Published June 28, 2019, by Elizabeth Miller
Many have asked what inspired me to work for one organization for so many years. The question is usually phrased more like, “OH, MY GOD. How could you stay in the same place for so long?”
There are three keys to the longevity of my employment at United Way:
First, I am a very loyal person. In summer 1984, when I was fresh out of college, I was looking for a place that focused on more than just the bottom line, and I was looking for an organization I could be at for a long time. I applied for the position of administrative assistant at United Way of Anchorage (UWA). At the time, there were five or six employees in the A Street office. However, the small size of the organization didn’t stop me; bright-eyed and bushy-tailed, I asked, “Is there room for advancement?” I’m very thankful to Malcom Miner, may he rest in peace, and Lynn Ferry Caswell for hiring me and promoting me within a year to the fundraising side of the house. That was the start of my loyal career of almost 31 years at United Way.
The second key to my longevity at United Way is the people I’ve had the great pleasure of working with. I’ve had the opportunity to work with some of the best people in Anchorage. People who care for others, people who are generous, and people who are dedicated to making a difference in our community. Getting to know and working with each of you as donors, volunteers, and fellow staff members has been an inspiration to me. As my long-time co-worker, Anna Bell Stevens says, “You is Good People.”
The third key to my 30+ years with United Way is that while the organization has the same mission as when Malcolm Miner and Lynn Ferry Caswell hired me in that long-ago July, over the years UWA has grown and transformed. And it has been the challenge and the excitement of being part of these changes that has kept me here. With the leadership and vision of Michele Brown, United Way of Anchorage is leading in bringing people, organizations, and resources together to focus solutions for complex community problems. For example, over the last dozen or so years, the aligned work of United Way and others in the non-profit and government sectors, the school district and faith and business communities have increased the high school graduation rate from 59 percent in 2006 to over 80 percent in 2018. I have been motivated by the changes in the organization. I am very proud to have been a part of the work that together we as a united community have done to help kids be successful and in more recent years the work we are doing in similar ways to end homelessness -making it a rare, brief and one-time occurrence.

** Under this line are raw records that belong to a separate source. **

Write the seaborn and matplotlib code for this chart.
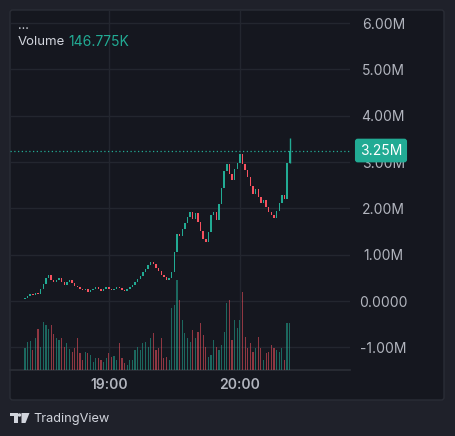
import numpy as np
import pandas as pd
import matplotlib
matplotlib.use("Agg")
import matplotlib.pyplot as plt
import seaborn as sns
from matplotlib.patches import FancyBboxPatch, Rectangle, Polygon, Circle

# цены закрытия по свечам (в миллионах)
closes = [0.06, 0.10, 0.15, 0.13, 0.18, 0.16, 0.26, 0.36, 0.50, 0.56,
          0.46, 0.40, 0.45, 0.50, 0.42, 0.35, 0.40, 0.45, 0.38, 0.33,
          0.30, 0.26, 0.23, 0.25, 0.20, 0.23, 0.27, 0.30, 0.26, 0.22,
          0.25, 0.30, 0.27, 0.23, 0.26, 0.31, 0.28, 0.24, 0.21, 0.26,
          0.30, 0.34, 0.40, 0.47, 0.55, 0.62, 0.70, 0.78, 0.85, 0.80,
          0.72, 0.64, 0.57, 0.52, 0.45, 0.50, 0.62, 1.05, 1.45, 1.40,
          1.55, 1.68, 1.82, 1.92, 1.78, 1.90, 1.70, 1.52, 1.35, 1.28,
          1.50, 1.85, 1.92, 1.75, 2.10, 2.45, 2.80, 2.95, 2.75, 2.62,
          2.85, 2.98, 3.18, 2.95, 2.82, 2.68, 2.48, 2.32, 2.42, 2.25,
          2.12, 2.18, 2.02, 1.92, 1.85, 1.80, 1.95, 2.12, 2.30, 2.20,
          2.98, 3.25]
first_open = 0.05
last_high = 3.52

# объём (тыс.)
volumes_k = [68, 87, 90, 62, 99, 127, 71, 149, 140, 127,
             140, 112, 99, 93, 99, 71, 84, 65, 56, 68,
             99, 53, 31, 56, 53, 47, 25, 37, 37, 31,
             25, 37, 53, 40, 43, 31, 84, 37, 22, 16,
             31, 31, 62, 71, 62, 84, 87, 71, 99, 115,
             62, 68, 99, 37, 40, 31, 192, 202, 279, 217,
             155, 115, 99, 87, 124, 99, 118, 146, 109, 71,
             40, 47, 93, 71, 62, 78, 118, 208, 217, 93,
             155, 130, 155, 242, 102, 68, 84, 56, 68, 102,
             68, 31, 53, 56, 78, 68, 62, 56, 68, 31,
             146, 146.775]

price_ticks = [-1, 0, 1, 2, 3, 4, 5, 6]
price_labels = ['-1.00M', '0.0000', '1.00M', '2.00M', '3.00M', '4.00M', '5.00M', '6.00M']
time_labels = ['19:00', '20:00']
start_time = '2024-01-01 18:21:36'
step = '72s'
last_label = '3.25M'
volume_label = '146.775K'

UP = '#22ab94'
DOWN = '#f7525f'
BG_OUT = '#1f212a'
BG_IN = '#15171f'
GRID = '#23262f'
TXT = '#b2b5be'

sns.set_theme(style='dark')
plt.rcParams['font.family'] = ['Inter', 'DejaVu Sans']

df = pd.DataFrame({
    'time': pd.date_range(start_time, periods=len(closes), freq=step),
    'close': closes,
    'volume': volumes_k,
})
df['open'] = [first_open] + closes[:-1]
df['dir'] = np.where(df['close'] >= df['open'], 'up', 'down')
df['x'] = np.arange(len(df))

W, H = 455, 436
def fx(px):
    return px / W
def fy(py):
    return 1 - py / H

fig = plt.figure(figsize=(W / 100, H / 100), dpi=100)
fig.patch.set_facecolor(BG_OUT)

pane = FancyBboxPatch((fx(10), fy(400)), fx(434), 390 / H,
                      boxstyle='round,pad=0,rounding_size=0.006',
                      transform=fig.transFigure, facecolor=BG_IN,
                      edgecolor='#2a2d36', lw=1, zorder=-10)
fig.patches.append(pane)

ax = fig.add_axes([fx(10), fy(370), fx(340), 360 / H])
ax.set_facecolor('none')

# свечи
colors = [UP if d == 'up' else DOWN for d in df['dir']]
ax.bar(df['x'], df['close'] - df['open'], bottom=df['open'], width=0.55,
       color=colors, linewidth=0)
ax.vlines(df['x'].iloc[-1], df['open'].iloc[-1], last_high, color=UP, lw=1)

# объём на отдельной оси
axv = ax.twinx()
sns.barplot(data=df, x='x', y='volume', hue='dir',
            palette={'up': UP, 'down': DOWN}, native_scale=True,
            dodge=False, width=0.45, alpha=0.55, saturation=1,
            linewidth=0, edgecolor='none', legend=False, ax=axv)
axv.set_ylim(0, max(volumes_k) / 0.25)
axv.set_yticks([])
axv.set_ylabel('')
axv.set_xlabel('')
axv.grid(False)
for s in axv.spines.values():
    s.set_visible(False)

# линия последней цены
ax.axhline(closes[-1], color=UP, ls=(0, (1, 2)), lw=0.9)
ax.text(1 + 31 / 340, closes[-1], last_label, transform=ax.get_yaxis_transform(),
        ha='center', va='center', color='white', fontsize=10,
        bbox=dict(boxstyle='round,pad=0.35,rounding_size=0.2', fc=UP, ec='none'),
        zorder=10, clip_on=False)

ax.set_ylim(-1.49, 6.285)
ax.yaxis.tick_right()
ax.set_yticks(price_ticks, price_labels)
for t in ax.get_yticklabels():
    t.set_ha('center')
ax.tick_params(axis='y', colors=TXT, length=0, pad=24, labelsize=10)

hhmm = df['time'].dt.strftime('%H:%M').tolist()
tick_pos = [df['x'][hhmm.index(t)] for t in time_labels]
ax.set_xticks(tick_pos, time_labels)
ax.tick_params(axis='x', colors=TXT, length=0, pad=6, labelsize=10)
for t in ax.get_xticklabels():
    t.set_fontweight('semibold')
ax.set_xlim(-5.7, 124.0)
ax.set_xlabel('')
ax.set_ylabel('')

ax.grid(True, color=GRID, lw=1)
for name, s in ax.spines.items():
    s.set_visible(name == 'bottom')
ax.spines['bottom'].set_color('#2a2d36')

# легенда сверху
fig.text(fx(18), fy(29), '...', color='#d1d4dc', fontsize=9, va='baseline')
fig.text(fx(18), fy(42), 'Volume', color='#d1d4dc', fontsize=9.5, va='center')
fig.text(fx(68), fy(42), volume_label, color=UP, fontsize=10, va='center')

# логотип
lc = '#d1d4dc'
fig.patches.append(Rectangle((fx(10), fy(416)), fx(7.5), 3 / H, transform=fig.transFigure, fc=lc, ec='none'))
fig.patches.append(Rectangle((fx(13.5), fy(423)), fx(4), 10 / H, transform=fig.transFigure, fc=lc, ec='none'))
fig.patches.append(Polygon([(fx(21.5), fy(413)), (fx(29.5), fy(413)), (fx(25.5), fy(423)), (fx(21.5), fy(423))],
                           closed=True, transform=fig.transFigure, fc=lc, ec='none'))
fig.patches.append(Circle((fx(19.5), fy(415)), 1.8 / W, transform=fig.transFigure, fc=lc, ec='none'))
fig.text(fx(33), fy(418.5), 'TradingView', color=lc, fontsize=9.2, va='center')

fig.savefig('out.png', dpi=100, facecolor=fig.get_facecolor())
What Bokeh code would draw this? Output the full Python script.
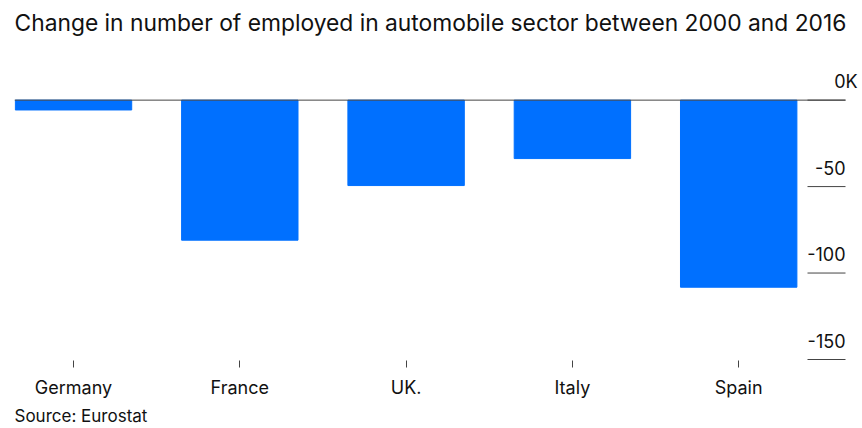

As you can imagine, the decision to leave was not an easy one. For the reasons I’ve just shared, I have loved my time with this organization. However, after 30+ years I’ve embraced the adage: change is good. There is more work to do and with the fresh energy and ideas of new people, United Way and our community will thrive. Cassandra Stalzer as the new Vice President of Transformational Philanthropy will do and is already doing great things.
I look forward to taking my renewed energy, vision and leadership to the Alaska Community Foundation (ACF) to grow philanthropy in Alaska. I’m very thankful to Nina Kemppel, President of ACF, for her great patience with me. When she approached me last September about the opportunity, I told her I’d be happy to talk with her about it, but because of my commitment to United Way and my personal plans to walk the Camino in Spain over the summer, I would not be available to come on board until July 1st. Not many employers would have moved forward with me as a potential candidate. She did, and I look forward to my first day at ACF on Monday!
To my friends, family, and colleagues, thank you for being a part of my story at United Way and for helping me celebrate this new chapter. You are the people who have inspired me.